» **Exercise**: Without the pictures, output the lines of the material from the very first through the one that holds "const lastOHLC = ['1.4286', '1.4317', '1.4264', '1.4275'];".

=== Source excerpt ===

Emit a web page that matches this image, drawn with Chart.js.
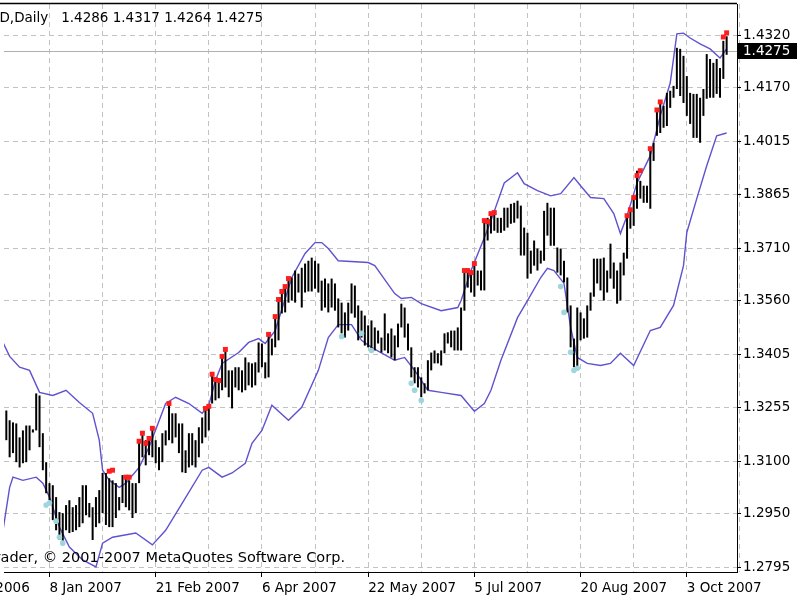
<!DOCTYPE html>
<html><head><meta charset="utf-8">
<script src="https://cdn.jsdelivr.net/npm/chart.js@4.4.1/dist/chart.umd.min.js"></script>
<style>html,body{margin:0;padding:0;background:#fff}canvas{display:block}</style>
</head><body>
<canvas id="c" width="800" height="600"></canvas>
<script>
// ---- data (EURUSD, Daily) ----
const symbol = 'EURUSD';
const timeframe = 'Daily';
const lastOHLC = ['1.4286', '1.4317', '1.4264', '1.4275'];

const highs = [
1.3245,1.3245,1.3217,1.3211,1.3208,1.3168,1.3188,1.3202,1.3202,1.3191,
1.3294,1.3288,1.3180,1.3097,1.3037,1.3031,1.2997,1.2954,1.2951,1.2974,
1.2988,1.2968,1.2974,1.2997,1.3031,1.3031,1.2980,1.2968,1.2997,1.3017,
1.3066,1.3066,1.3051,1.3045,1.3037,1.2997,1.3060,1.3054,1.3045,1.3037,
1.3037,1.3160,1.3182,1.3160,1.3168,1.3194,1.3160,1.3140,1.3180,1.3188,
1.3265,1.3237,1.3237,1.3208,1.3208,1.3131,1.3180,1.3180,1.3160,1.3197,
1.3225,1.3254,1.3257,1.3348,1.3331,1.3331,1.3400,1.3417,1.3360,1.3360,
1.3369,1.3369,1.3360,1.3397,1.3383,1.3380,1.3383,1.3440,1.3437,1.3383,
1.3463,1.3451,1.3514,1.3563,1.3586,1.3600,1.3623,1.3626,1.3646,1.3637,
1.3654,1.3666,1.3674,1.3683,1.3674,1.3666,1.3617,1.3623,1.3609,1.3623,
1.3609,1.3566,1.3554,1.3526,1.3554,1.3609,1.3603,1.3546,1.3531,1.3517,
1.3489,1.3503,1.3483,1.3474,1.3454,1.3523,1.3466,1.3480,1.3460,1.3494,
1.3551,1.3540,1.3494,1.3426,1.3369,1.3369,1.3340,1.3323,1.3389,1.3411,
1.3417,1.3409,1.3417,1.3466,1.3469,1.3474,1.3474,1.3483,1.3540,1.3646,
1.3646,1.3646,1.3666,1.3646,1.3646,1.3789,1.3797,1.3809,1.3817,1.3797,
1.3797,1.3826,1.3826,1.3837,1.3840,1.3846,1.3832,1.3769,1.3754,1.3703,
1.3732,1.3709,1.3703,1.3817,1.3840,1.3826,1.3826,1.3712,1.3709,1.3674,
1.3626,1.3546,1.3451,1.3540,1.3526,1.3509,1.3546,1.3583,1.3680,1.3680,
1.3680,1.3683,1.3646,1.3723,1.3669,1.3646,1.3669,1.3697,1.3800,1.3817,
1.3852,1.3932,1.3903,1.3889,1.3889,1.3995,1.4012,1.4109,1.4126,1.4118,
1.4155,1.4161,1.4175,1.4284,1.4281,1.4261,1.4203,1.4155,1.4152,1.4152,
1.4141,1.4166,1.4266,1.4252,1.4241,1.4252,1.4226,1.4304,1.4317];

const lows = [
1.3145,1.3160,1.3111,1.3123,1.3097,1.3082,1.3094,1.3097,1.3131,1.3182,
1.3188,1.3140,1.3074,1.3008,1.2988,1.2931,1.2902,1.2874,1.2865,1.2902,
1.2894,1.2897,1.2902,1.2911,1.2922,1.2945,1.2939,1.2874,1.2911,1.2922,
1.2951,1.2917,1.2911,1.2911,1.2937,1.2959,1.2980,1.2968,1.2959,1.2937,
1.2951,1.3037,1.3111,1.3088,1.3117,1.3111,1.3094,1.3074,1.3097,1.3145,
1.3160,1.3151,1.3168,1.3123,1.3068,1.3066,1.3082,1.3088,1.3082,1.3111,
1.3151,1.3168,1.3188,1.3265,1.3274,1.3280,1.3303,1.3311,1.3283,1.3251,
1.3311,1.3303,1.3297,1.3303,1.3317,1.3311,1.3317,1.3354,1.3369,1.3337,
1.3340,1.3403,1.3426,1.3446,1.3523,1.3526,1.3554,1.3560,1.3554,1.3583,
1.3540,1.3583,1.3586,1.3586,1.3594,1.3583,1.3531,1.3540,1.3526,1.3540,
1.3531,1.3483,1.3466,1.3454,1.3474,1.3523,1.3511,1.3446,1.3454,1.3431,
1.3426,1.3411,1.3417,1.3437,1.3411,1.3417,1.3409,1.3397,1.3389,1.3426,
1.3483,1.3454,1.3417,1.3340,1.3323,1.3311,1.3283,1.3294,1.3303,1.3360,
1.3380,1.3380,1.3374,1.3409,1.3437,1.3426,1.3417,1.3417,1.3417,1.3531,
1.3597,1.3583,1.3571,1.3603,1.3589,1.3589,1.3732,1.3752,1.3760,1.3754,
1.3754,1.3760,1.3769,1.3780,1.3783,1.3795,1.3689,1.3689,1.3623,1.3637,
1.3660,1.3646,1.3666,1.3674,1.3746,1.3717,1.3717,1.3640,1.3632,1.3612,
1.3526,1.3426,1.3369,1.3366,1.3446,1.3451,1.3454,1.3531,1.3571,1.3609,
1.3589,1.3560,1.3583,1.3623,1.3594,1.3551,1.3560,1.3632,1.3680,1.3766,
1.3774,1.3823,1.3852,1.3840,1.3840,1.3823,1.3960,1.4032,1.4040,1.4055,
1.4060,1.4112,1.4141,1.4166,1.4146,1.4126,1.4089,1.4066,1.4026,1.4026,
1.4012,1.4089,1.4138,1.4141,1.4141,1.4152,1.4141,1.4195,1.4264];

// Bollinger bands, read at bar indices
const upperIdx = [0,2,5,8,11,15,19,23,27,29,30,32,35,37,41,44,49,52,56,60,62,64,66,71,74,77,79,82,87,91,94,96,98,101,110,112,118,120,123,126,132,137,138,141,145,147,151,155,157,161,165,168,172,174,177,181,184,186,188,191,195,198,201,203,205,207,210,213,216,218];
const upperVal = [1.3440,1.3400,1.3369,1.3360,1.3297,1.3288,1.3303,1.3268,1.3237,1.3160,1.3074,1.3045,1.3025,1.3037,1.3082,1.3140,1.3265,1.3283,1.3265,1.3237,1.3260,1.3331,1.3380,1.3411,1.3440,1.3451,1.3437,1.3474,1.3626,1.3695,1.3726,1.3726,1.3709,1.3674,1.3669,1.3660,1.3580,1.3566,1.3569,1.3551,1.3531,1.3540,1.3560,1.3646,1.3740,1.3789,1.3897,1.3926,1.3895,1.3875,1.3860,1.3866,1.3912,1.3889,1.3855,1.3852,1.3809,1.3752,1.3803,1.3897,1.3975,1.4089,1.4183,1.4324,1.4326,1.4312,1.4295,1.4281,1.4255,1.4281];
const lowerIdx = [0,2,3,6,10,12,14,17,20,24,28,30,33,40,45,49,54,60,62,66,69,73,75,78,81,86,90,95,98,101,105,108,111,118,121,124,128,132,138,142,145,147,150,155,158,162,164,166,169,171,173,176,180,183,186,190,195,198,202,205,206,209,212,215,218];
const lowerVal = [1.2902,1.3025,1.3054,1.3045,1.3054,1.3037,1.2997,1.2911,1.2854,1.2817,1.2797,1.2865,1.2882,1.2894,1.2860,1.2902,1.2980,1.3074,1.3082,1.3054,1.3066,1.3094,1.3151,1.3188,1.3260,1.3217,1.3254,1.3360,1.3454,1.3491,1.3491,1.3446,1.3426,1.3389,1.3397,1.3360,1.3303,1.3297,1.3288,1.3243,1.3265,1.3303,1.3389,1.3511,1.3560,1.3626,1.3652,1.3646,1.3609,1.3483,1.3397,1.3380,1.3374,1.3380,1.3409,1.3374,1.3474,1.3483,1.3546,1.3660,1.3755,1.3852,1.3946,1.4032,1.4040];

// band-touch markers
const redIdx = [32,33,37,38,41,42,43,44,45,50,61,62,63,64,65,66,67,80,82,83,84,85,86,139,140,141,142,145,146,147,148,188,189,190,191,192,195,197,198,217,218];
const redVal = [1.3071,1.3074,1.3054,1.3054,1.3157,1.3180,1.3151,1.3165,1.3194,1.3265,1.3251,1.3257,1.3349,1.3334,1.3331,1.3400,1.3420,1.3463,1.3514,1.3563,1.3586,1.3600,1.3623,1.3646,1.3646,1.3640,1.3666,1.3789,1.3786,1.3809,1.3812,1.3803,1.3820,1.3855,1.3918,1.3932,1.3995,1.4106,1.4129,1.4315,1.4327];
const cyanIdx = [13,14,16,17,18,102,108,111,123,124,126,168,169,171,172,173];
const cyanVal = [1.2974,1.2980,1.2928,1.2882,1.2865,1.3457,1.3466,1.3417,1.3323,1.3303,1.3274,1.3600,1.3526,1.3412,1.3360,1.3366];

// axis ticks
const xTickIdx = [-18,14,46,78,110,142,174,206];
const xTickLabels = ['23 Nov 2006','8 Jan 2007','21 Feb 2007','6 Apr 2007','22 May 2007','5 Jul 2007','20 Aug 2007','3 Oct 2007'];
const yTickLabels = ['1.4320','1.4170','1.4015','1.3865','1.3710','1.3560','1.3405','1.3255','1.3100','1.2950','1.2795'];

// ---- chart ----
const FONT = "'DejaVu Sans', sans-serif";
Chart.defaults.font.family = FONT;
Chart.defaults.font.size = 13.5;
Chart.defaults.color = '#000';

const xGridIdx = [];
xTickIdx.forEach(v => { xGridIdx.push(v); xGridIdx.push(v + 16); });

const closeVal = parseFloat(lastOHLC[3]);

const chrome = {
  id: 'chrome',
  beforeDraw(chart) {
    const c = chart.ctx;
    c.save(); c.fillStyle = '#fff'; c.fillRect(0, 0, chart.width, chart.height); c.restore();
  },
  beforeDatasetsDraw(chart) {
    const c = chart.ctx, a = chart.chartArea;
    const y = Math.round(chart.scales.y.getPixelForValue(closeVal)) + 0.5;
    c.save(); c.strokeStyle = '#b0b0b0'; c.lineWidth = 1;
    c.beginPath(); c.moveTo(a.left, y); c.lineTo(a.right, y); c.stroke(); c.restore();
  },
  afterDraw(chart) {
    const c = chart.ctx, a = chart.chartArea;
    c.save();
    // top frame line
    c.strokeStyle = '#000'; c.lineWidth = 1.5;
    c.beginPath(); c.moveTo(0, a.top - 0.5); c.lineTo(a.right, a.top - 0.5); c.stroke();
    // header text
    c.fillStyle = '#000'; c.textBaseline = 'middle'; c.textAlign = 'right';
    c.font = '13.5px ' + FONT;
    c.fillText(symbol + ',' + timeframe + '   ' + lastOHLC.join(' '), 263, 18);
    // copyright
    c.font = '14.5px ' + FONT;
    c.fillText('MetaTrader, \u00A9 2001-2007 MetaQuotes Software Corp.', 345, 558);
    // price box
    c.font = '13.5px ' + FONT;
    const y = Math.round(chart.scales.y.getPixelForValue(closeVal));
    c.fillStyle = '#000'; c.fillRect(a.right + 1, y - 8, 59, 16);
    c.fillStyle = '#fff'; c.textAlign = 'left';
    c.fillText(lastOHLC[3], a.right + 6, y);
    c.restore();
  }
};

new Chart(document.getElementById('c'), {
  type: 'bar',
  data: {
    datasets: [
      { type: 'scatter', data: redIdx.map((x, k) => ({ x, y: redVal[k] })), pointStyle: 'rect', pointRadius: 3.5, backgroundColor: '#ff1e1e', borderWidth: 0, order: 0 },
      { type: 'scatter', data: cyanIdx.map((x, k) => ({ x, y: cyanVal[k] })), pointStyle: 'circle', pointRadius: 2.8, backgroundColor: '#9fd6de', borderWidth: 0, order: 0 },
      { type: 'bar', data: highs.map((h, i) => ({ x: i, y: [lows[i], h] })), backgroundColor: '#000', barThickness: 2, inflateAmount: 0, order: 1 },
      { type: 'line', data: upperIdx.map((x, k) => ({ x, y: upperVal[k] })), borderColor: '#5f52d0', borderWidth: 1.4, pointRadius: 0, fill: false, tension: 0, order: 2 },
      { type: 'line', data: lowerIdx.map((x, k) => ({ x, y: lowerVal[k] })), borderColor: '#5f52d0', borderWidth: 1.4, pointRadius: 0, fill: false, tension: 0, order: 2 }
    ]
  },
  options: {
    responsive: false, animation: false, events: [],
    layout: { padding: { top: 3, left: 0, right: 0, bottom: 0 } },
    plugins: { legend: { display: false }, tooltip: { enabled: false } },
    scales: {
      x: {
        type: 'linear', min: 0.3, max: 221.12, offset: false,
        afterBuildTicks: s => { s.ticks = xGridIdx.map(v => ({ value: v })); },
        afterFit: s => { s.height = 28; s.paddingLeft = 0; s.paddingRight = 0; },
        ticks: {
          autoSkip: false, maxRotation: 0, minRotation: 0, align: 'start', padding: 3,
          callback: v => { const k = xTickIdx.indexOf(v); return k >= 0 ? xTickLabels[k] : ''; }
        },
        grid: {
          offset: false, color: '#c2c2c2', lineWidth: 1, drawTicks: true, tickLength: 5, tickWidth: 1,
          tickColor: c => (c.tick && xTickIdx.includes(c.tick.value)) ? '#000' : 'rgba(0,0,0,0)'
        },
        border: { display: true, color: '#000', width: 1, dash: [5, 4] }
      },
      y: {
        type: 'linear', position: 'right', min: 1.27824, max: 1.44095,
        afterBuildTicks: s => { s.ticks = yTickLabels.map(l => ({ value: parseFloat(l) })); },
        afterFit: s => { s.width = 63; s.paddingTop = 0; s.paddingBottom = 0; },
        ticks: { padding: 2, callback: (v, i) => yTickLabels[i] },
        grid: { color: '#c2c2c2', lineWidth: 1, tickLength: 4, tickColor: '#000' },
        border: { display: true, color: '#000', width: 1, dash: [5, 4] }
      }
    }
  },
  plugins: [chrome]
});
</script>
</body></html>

===

» **Answer to this problem**:
Emit a web page that matches this image, drawn with Chart.js.
<!DOCTYPE html>
<html><head><meta charset="utf-8">
<script src="https://cdn.jsdelivr.net/npm/chart.js@4.4.1/dist/chart.umd.min.js"></script>
<style>html,body{margin:0;padding:0;background:#fff}canvas{display:block}</style>
</head><body>
<canvas id="c" width="800" height="600"></canvas>
<script>
// ---- data (EURUSD, Daily) ----
const symbol = 'EURUSD';
const timeframe = 'Daily';
const lastOHLC = ['1.4286', '1.4317', '1.4264', '1.4275'];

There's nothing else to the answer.